Where barley is subjected to sustained flooding, yields can be reduced by 50%.
Growers should map areas which fooded and monitor the eventual plant populations and their potential to yield.
This should influence the grower’s decision about potentially re-sowing, or not applying further inputs to the affected areas of the crop.
These maps can also be used later in the year to investigate why these areas were not draining correctly.
This could be due to poor soil structure, a blocked drain or inadequate drainage.
According to Michael Hennessy, Head of Crops and Energy Knowledge Transfer in Teagasc; “There are a number of simple actions growers can take to help alleviate surface flooding, which include checking land drains are flowing into drains unimpeded, checking drain outlets are not blocked with debris such as branches and leaves.
“Where possible, create a channel to let surface water run in to dikes or ditches”.
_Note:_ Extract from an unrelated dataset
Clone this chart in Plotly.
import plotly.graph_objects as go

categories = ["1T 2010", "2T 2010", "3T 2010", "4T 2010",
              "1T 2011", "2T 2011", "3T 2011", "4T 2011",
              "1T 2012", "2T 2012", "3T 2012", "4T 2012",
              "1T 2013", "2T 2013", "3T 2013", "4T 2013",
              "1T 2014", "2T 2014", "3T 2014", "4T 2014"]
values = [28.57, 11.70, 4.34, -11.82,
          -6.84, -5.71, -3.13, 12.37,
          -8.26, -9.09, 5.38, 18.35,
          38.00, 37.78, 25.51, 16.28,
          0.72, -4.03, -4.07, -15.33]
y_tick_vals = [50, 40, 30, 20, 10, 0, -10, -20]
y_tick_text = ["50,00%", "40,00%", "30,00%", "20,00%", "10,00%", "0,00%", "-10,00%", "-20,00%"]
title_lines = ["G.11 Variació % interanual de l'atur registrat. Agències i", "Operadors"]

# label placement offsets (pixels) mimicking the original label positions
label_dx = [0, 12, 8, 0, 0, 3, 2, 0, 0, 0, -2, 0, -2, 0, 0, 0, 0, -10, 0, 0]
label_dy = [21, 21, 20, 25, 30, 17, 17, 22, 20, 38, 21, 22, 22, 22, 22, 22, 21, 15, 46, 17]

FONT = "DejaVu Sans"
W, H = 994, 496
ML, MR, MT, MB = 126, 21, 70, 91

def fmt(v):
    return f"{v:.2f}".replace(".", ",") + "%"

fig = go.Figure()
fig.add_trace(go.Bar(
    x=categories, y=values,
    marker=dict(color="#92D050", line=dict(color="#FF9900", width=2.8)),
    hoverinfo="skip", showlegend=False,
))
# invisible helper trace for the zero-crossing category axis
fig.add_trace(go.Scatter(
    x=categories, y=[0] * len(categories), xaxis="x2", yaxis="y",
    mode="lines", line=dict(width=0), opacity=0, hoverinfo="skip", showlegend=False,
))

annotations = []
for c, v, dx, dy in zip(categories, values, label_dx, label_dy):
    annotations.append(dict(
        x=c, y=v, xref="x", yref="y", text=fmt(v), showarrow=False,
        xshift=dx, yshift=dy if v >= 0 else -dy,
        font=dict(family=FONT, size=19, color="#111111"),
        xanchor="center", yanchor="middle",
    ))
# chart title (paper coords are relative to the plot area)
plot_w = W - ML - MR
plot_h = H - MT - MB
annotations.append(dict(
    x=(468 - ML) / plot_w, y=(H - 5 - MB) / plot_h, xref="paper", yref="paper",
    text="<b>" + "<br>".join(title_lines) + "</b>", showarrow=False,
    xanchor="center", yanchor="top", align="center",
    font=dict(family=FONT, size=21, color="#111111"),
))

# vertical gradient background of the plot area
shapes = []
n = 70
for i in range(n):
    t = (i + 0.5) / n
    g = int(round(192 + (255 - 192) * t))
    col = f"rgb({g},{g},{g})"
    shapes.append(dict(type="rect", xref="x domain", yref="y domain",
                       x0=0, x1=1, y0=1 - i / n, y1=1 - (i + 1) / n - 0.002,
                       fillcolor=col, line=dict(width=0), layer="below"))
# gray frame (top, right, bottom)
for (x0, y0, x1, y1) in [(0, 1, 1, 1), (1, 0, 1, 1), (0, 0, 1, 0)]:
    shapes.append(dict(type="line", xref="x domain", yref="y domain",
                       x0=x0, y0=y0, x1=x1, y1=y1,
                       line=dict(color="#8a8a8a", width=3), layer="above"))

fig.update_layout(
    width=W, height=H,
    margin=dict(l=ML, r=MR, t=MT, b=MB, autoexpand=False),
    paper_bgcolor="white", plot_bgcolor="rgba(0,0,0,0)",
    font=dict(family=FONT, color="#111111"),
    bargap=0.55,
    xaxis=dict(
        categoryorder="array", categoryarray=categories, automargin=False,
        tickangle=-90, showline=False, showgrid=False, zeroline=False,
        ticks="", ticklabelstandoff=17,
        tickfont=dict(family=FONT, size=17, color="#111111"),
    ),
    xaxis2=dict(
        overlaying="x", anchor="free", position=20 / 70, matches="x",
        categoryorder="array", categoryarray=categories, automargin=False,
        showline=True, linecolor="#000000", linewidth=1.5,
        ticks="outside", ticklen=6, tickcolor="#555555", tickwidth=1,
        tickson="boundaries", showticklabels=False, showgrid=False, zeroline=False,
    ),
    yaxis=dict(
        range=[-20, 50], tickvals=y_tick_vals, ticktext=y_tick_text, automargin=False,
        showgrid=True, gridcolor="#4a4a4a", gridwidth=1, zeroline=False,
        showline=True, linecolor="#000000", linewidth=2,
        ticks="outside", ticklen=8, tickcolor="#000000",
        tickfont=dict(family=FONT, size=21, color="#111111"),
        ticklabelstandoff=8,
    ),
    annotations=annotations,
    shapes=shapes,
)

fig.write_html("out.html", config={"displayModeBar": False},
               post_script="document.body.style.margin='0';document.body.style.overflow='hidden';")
“In order to reduce damage, it is very important to get the surface water to drain away as quickly as possible, so that oxygen can get to the leaves and roots,” added Michael.
Winter barley is more sensitive to waterlogging than wheat.
Estimates from Teagasc tillage advisers across the country put flooding at 5-10%, and potential damage at less than 5% of the crop area.
“In Wexford, despite the major flooding in towns, most crops are reasonably OK, with the major flooding taking place beside rivers in areas which were generally not sown to winter cereals,” said Ciaran Hickey, Teagasc tillage adviser in Wexford.
“However, damage may not be apparent for some time on headlands, or areas of the field with poor soil structure, as plants may already be affected by restricted root growth and yield potential.”
Farmers with higher value crops are the most immediately impacted.
There are a small number of farmers with potatoes in the ground and under water.
It will be some time before these crops can be harvested, and losses are expected to be high.
Ciaran Collins, Teagasc tillage adviser in Cork, said: “There are substantial amounts of fodder beet in the ground waiting to be harvested.
“Ground conditions since mid-November halted harvesting and now stocks are running out, creating a fodder gap for farmers and a potential loss of sale for beet growers”.
The upcoming Teagasc Spring Seminars, taking place around the country in January, will help farmers to address the aftermath of flooding and economic consequences.